THE PROBLEM - In the lines below, output everything from the first line through the line containing "casesAug = [1713,1766,1200,1163,1128,667,569,1066,1243,951];" exactly as it is. Pictures are not part of the output.

--- START OF SUPPLIED INFORMATION ---

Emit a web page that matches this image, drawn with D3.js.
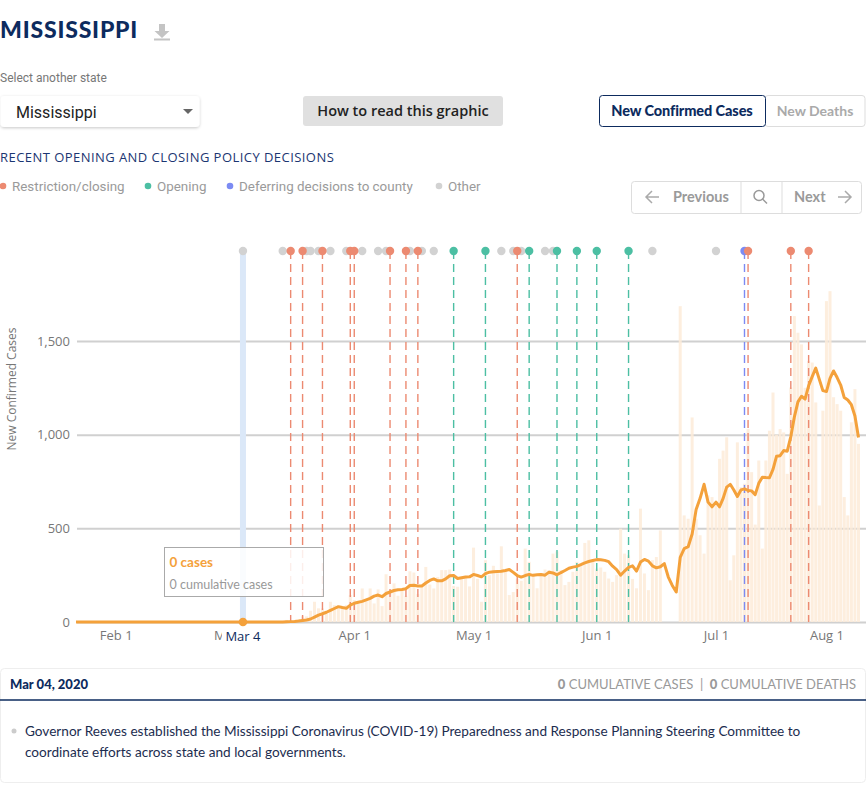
<!DOCTYPE html>
<html>
<head>
<meta charset="utf-8">
<script src="https://cdn.jsdelivr.net/npm/d3@7"></script>
<style>
  body { margin: 0; background: #fff; }
  svg text { font-family: Lato, "Open Sans", sans-serif; }
</style>
</head>
<body>
<svg id="page" width="866" height="785"></svg>
<script>
// ---- data ----
const startDay = "2020-01-22";

// daily new confirmed cases, Jan 22 .. Aug 10
const casesJan = [0,0,0,0,0,0,0,0,0,0];
const casesFeb = [0,0,0,0,0,0,0,0,0,0, 0,0,0,0,0,0,0,0,0,0, 0,0,0,0,0,0,0,0,0];
const casesMar = [0,0,0,0,0,0,0,0,0,0, 1,0,5,4,11,10,9,13,30,30, 60,108,73,73,57,108,90,84,81,91,144];
const casesApr = [117,100,179,120,179,99,174,85,255,167, 206,140,174,140,271,264,150,190,294,200, 179,240,277,277,280,192,188,230,245,190];
const casesMay = [397,230,108,330,250,300,260,404,280,144, 160,230,220,392,321,250,180,255,280,277, 365,377,277,197,214,268,321,300,422,436,330];
const casesJun = [285,291,268,232,214,250,498,365,356,230, 180,605,259,170,330,347,489,0,0,0, 0,1686,569,551,1092,551,463,365,676,667];
const casesJul = [632,871,915,986,223,356,959,720,738,1030, 800,520,862,392,862,1021,1225,1000,1030,1012, 791,1252,1633,1544,1482,1250,1394,1385,1172,622,1128];
const casesAug = [1713,1766,1200,1163,1128,667,569,1066,1243,951];

// 7-day average line, same days
const avgJan = [0,0,0,0,0,0,0,0,0,0];
const avgFeb = [0,0,0,0,0,0,0,0,0,0, 0,0,0,0,0,0,0,0,0,0, 0,0,0,0,0,0,0,0,0];
const avgMar = [0,0,0,0,0,0,0,0,0,0, 0,0,0,0,1,2,3,5,8,11, 16,26,37,44,52,62,72,82,77,73,90];
const avgApr = [100,105,110,118,126,138,144,135,152,160, 168,172,174,178,195,196,192,192,208,222, 230,220,220,230,247,248,232,236,240,241];
const avgMay = [254,248,241,258,266,268,270,271,275,280, 265,248,240,248,254,249,252,254,250,266, 262,252,264,275,287,293,297,306,316,323,328];
const avgJun = [333,332,329,322,298,280,250,272,292,300, 272,320,334,325,300,289,295,312,240,195, 160,345,392,402,470,600,660,735,640,615];
const avgJul = [640,615,660,720,735,705,670,705,711,702, 700,680,740,773,771,770,815,885,888,915, 912,990,1095,1175,1205,1190,1261,1310,1355,1295,1235];
const avgAug = [1230,1300,1340,1305,1265,1198,1185,1160,1100,985];

// policy decisions
const policyDates = ["2020-03-04","2020-03-14","2020-03-16","2020-03-19","2020-03-20","2020-03-21","2020-03-23",
  "2020-03-24","2020-03-26","2020-03-30","2020-03-31","2020-04-01","2020-04-03","2020-04-07","2020-04-09",
  "2020-04-10","2020-04-14","2020-04-15","2020-04-17","2020-04-18","2020-04-21","2020-04-26","2020-05-04",
  "2020-05-08","2020-05-11","2020-05-12","2020-05-13","2020-05-15","2020-05-19","2020-05-21","2020-05-22",
  "2020-05-27","2020-06-01","2020-06-09","2020-06-15","2020-07-01","2020-07-09","2020-07-10","2020-07-22",
  "2020-07-27"];
const policyTypes = ["other","other","closing","closing","other","other","other",
  "closing","other","other","closing","closing","other","other","other",
  "closing","closing","other","closing","other","other","opening","opening",
  "other","other","closing","other","opening","other","other","opening",
  "opening","opening","opening","other","other","county","closing","closing",
  "closing"];

const yTicks = [0, 500, 1000, 1500];
const xTickDates = ["2020-02-01","2020-03-01","2020-04-01","2020-05-01","2020-06-01","2020-07-01","2020-08-01"];
const legendLabels = ["Restriction/closing", "Opening", "Deferring decisions to county", "Other"];
const legendTypes = ["closing", "opening", "county", "other"];
const selectedDay = "2020-03-04";

// ---- setup ----
const parse = d3.timeParse("%Y-%m-%d");
const navy = "#0d2b5e";
const typeColor = {closing: "#ec8a71", opening: "#4cbfa3", county: "#7c8bf3", other: "#d2d2d2"};

const newCases = [].concat(casesJan, casesFeb, casesMar, casesApr, casesMay, casesJun, casesJul, casesAug);
const avgCases = [].concat(avgJan, avgFeb, avgMar, avgApr, avgMay, avgJun, avgJul, avgAug);
const days = newCases.map((v, i) => d3.timeDay.offset(parse(startDay), i));
const rows = days.map((d, i) => ({date: d, cases: newCases[i], avg: avgCases[i]}));

const svg = d3.select("#page");
const defs = svg.append("defs");
const sh = defs.append("filter").attr("id", "shadow")
  .attr("x", "-10%").attr("y", "-30%").attr("width", "120%").attr("height", "170%");
sh.append("feDropShadow").attr("dx", 0).attr("dy", 1).attr("stdDeviation", 1.5)
  .attr("flood-color", "#000").attr("flood-opacity", 0.22);

// ---- header ----
svg.append("text").attr("x", 0).attr("y", 38).text("MISSISSIPPI")
  .attr("font-size", 23).attr("font-weight", 900).attr("fill", navy).attr("letter-spacing", 0.8);
// download icon
svg.append("path").attr("d", "M159 24 h6 v7 h4.5 l-7.5 7 l-7.5 -7 h4.5 z").attr("fill", "#c4c4c4");
svg.append("rect").attr("x", 154).attr("y", 38.5).attr("width", 16).attr("height", 2).attr("fill", "#c4c4c4");

svg.append("text").attr("x", 0).attr("y", 82).text("Select another state")
  .attr("font-size", 12).attr("fill", "#777").style("font-family", "Roboto");

// dropdown
svg.append("rect").attr("x", 0.5).attr("y", 96).attr("width", 199).attr("height", 31).attr("rx", 4)
  .attr("fill", "#fff").attr("filter", "url(#shadow)");
svg.append("text").attr("x", 16).attr("y", 118).text("Mississippi")
  .attr("font-size", 16).attr("fill", "#222").style("font-family", "Roboto");
svg.append("path").attr("d", "M183 109 h10 l-5 5 z").attr("fill", "#666");

// how to read
svg.append("rect").attr("x", 303).attr("y", 96).attr("width", 200).attr("height", 30).attr("rx", 3).attr("fill", "#e0e0e0");
svg.append("text").attr("x", 403).attr("y", 116).attr("text-anchor", "middle").text("How to read this graphic")
  .attr("font-size", 14.5).attr("font-weight", 600).attr("fill", "#222").style("font-family", "'Open Sans'");

// toggle
svg.append("rect").attr("x", 765).attr("y", 95.5).attr("width", 100).attr("height", 31).attr("rx", 3)
  .attr("fill", "#fff").attr("stroke", "#ddd");
svg.append("rect").attr("x", 599.5).attr("y", 95.5).attr("width", 166).attr("height", 31).attr("rx", 3)
  .attr("fill", "#fff").attr("stroke", navy);
svg.append("text").attr("x", 682).attr("y", 116).attr("text-anchor", "middle").text("New Confirmed Cases")
  .attr("font-size", 14.5).attr("font-weight", 900).attr("fill", navy).attr("letter-spacing", -0.1);
svg.append("text").attr("x", 815).attr("y", 116).attr("text-anchor", "middle").text("New Deaths")
  .attr("font-size", 14).attr("font-weight", 700).attr("fill", "#aaa");

// policy title + legend
svg.append("text").attr("x", 0).attr("y", 162).text("RECENT OPENING AND CLOSING POLICY DECISIONS")
  .attr("font-size", 13).attr("font-weight", 500).attr("fill", "#1b3672").attr("letter-spacing", 0.45)
  .style("font-family", "'Open Sans'");

const legendX = [3, 148, 230, 439];
const lg = svg.append("g").selectAll("g").data(legendTypes).enter().append("g")
  .attr("transform", (d, i) => "translate(" + legendX[i] + ",186)");
lg.append("circle").attr("r", 3.3).attr("fill", d => typeColor[d]);
lg.append("text").attr("x", 9).attr("y", 4.5).text((d, i) => legendLabels[i])
  .attr("font-size", 13.4).attr("fill", "#9a9a9a").style("font-family", "Roboto");

// previous / next
svg.append("rect").attr("x", 631.5).attr("y", 181.5).attr("width", 230).attr("height", 32).attr("rx", 3)
  .attr("fill", "#fff").attr("stroke", "#ddd");
svg.append("line").attr("x1", 741).attr("x2", 741).attr("y1", 182).attr("y2", 213).attr("stroke", "#ddd");
svg.append("line").attr("x1", 782).attr("x2", 782).attr("y1", 182).attr("y2", 213).attr("stroke", "#ddd");
svg.append("path").attr("d", "M659 197 h-13 M652 191 l-6 6 l6 6").attr("stroke", "#aaa").attr("stroke-width", 1.5).attr("fill", "none");
svg.append("text").attr("x", 673).attr("y", 202).text("Previous").attr("font-size", 14.5).attr("font-weight", 700).attr("fill", "#9a9a9a");
svg.append("circle").attr("cx", 759).attr("cy", 195.5).attr("r", 5).attr("stroke", "#999").attr("stroke-width", 1.5).attr("fill", "none");
svg.append("line").attr("x1", 762.5).attr("y1", 199).attr("x2", 767).attr("y2", 203.5).attr("stroke", "#999").attr("stroke-width", 1.5);
svg.append("text").attr("x", 794).attr("y", 202).text("Next").attr("font-size", 14.5).attr("font-weight", 700).attr("fill", "#9a9a9a");
svg.append("path").attr("d", "M838 197 h13 M845 191 l6 6 l-6 6").attr("stroke", "#aaa").attr("stroke-width", 1.5).attr("fill", "none");

// ---- chart ----
const x = d3.scaleTime()
  .domain([parse(startDay), parse("2020-07-01"), days[days.length - 1]])
  .range([76, 716, 858.5]);
const y = d3.scaleLinear().domain([0, 1500]).range([622, 341]);

const chart = svg.append("g");

const yAxis = chart.append("g").attr("transform", "translate(77,0)")
  .call(d3.axisLeft(y).tickValues(yTicks).tickFormat(d3.format(",")).tickSize(-(866 - 77)).tickPadding(7));
yAxis.select(".domain").remove();
yAxis.selectAll("line").attr("stroke", "#d0d0d0").attr("stroke-width", 2);
yAxis.selectAll("text").attr("font-size", 13).attr("fill", "#777").style("font-family", "'Open Sans'");

chart.append("text").attr("transform", "translate(16,389) rotate(-90)").attr("text-anchor", "middle")
  .text("New Confirmed Cases").attr("font-size", 12).attr("fill", "#777").style("font-family", "'Open Sans'");

// selected day band
const sel = parse(selectedDay);
chart.append("rect").attr("x", x(sel) - 3).attr("width", 6).attr("y", 251).attr("height", 622 - 251).attr("fill", "#dbe8f8");

// bars
chart.append("g").selectAll("rect").data(rows.filter(d => d.cases > 0)).enter().append("rect")
  .attr("x", d => x(d.date) - 1.5).attr("width", 3)
  .attr("y", d => y(d.cases)).attr("height", d => y(0) - y(d.cases))
  .attr("fill", "#fdebd8").attr("fill-opacity", 0.85);

// policy lines
const policies = policyDates.map((d, i) => ({date: parse(d), type: policyTypes[i]}));
const pol = chart.append("g");
pol.selectAll("line").data(policies.filter(p => p.type !== "other")).enter().append("line")
  .attr("x1", d => x(d.date)).attr("x2", d => x(d.date))
  .attr("y1", 251).attr("y2", 622)
  .attr("stroke", d => typeColor[d.type]).attr("stroke-width", 1.4).attr("stroke-dasharray", "8,5");
const order = {other: 0, opening: 1, closing: 1, county: 1};
pol.selectAll("circle").data(policies.slice().sort((a, b) => order[a.type] - order[b.type])).enter().append("circle")
  .attr("cx", d => x(d.date)).attr("cy", 251).attr("r", 4.2).attr("fill", d => typeColor[d.type]);

// average line
chart.append("path").datum(rows)
  .attr("fill", "none").attr("stroke", "#f4a13b").attr("stroke-width", 3).attr("stroke-linejoin", "round")
  .attr("d", d3.line().x(d => x(d.date)).y(d => y(d.avg)));

chart.append("circle").attr("cx", x(sel)).attr("cy", y(0)).attr("r", 4.3).attr("fill", "#f4a13b");

// x axis
const xAxis = chart.append("g").attr("transform", "translate(0,622)")
  .call(d3.axisBottom(x).tickValues(xTickDates.map(parse)).tickFormat(d3.timeFormat("%b %-d")).tickSize(0).tickPadding(9));
xAxis.select(".domain").remove();
xAxis.selectAll("text").attr("font-size", 13).attr("fill", "#777").style("font-family", "'Open Sans'");

chart.append("rect").attr("x", x(sel) - 21).attr("y", 627).attr("width", 42).attr("height", 19).attr("fill", "#fff");
chart.append("text").attr("x", x(sel)).attr("y", 641).attr("text-anchor", "middle").text(d3.timeFormat("%b %-d")(sel))
  .attr("font-size", 13).attr("fill", navy).style("font-family", "'Open Sans'");

// tooltip
const tip = chart.append("g").attr("transform", "translate(164.5,547.5)");
tip.append("rect").attr("width", 159).attr("height", 49).attr("fill", "#fff").attr("fill-opacity", 0.85).attr("stroke", "#aaa");
tip.append("text").attr("x", 5).attr("y", 19).text("0 cases").attr("font-size", 13.5).attr("font-weight", 700).attr("fill", "#f4a13b");
tip.append("text").attr("x", 5).attr("y", 41).text("0 cumulative cases").attr("font-size", 12.5).attr("fill", "#999");

// ---- detail card ----
svg.append("rect").attr("x", 0.5).attr("y", 668.5).attr("width", 865).attr("height", 114).attr("rx", 4)
  .attr("fill", "#fff").attr("stroke", "#eee");
svg.append("text").attr("x", 10).attr("y", 689).text(d3.timeFormat("%b %d, %Y")(sel))
  .attr("font-size", 13).attr("font-weight", 900).attr("fill", navy);
const totals = svg.append("text").attr("x", 856).attr("y", 689).attr("text-anchor", "end")
  .attr("font-size", 13).attr("fill", "#999").style("white-space", "pre");
totals.append("tspan").text("0").attr("font-weight", 900);
totals.append("tspan").text(" CUMULATIVE CASES  |  ");
totals.append("tspan").text("0").attr("font-weight", 900);
totals.append("tspan").text(" CUMULATIVE DEATHS");
svg.append("line").attr("x1", 0).attr("x2", 866).attr("y1", 700).attr("y2", 700).attr("stroke", navy).attr("stroke-width", 1.5);

svg.append("circle").attr("cx", 14).attr("cy", 731).attr("r", 2.5).attr("fill", "#ccc");
svg.append("text").attr("x", 25).attr("y", 736)
  .text("Governor Reeves established the Mississippi Coronavirus (COVID-19) Preparedness and Response Planning Steering Committee to")
  .attr("font-size", 13.6).attr("fill", "#1c2d4f");
svg.append("text").attr("x", 25).attr("y", 757)
  .text("coordinate efforts across state and local governments.")
  .attr("font-size", 13.6).attr("fill", "#1c2d4f");
</script>
</body>
</html>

--- END OF SUPPLIED INFORMATION ---

THE REPLY -
Emit a web page that matches this image, drawn with D3.js.
<!DOCTYPE html>
<html>
<head>
<meta charset="utf-8">
<script src="https://cdn.jsdelivr.net/npm/d3@7"></script>
<style>
  body { margin: 0; background: #fff; }
  svg text { font-family: Lato, "Open Sans", sans-serif; }
</style>
</head>
<body>
<svg id="page" width="866" height="785"></svg>
<script>
// ---- data ----
const startDay = "2020-01-22";

// daily new confirmed cases, Jan 22 .. Aug 10
const casesJan = [0,0,0,0,0,0,0,0,0,0];
const casesFeb = [0,0,0,0,0,0,0,0,0,0, 0,0,0,0,0,0,0,0,0,0, 0,0,0,0,0,0,0,0,0];
const casesMar = [0,0,0,0,0,0,0,0,0,0, 1,0,5,4,11,10,9,13,30,30, 60,108,73,73,57,108,90,84,81,91,144];
const casesApr = [117,100,179,120,179,99,174,85,255,167, 206,140,174,140,271,264,150,190,294,200, 179,240,277,277,280,192,188,230,245,190];
const casesMay = [397,230,108,330,250,300,260,404,280,144, 160,230,220,392,321,250,180,255,280,277, 365,377,277,197,214,268,321,300,422,436,330];
const casesJun = [285,291,268,232,214,250,498,365,356,230, 180,605,259,170,330,347,489,0,0,0, 0,1686,569,551,1092,551,463,365,676,667];
const casesJul = [632,871,915,986,223,356,959,720,738,1030, 800,520,862,392,862,1021,1225,1000,1030,1012, 791,1252,1633,1544,1482,1250,1394,1385,1172,622,1128];
const casesAug = [1713,1766,1200,1163,1128,667,569,1066,1243,951];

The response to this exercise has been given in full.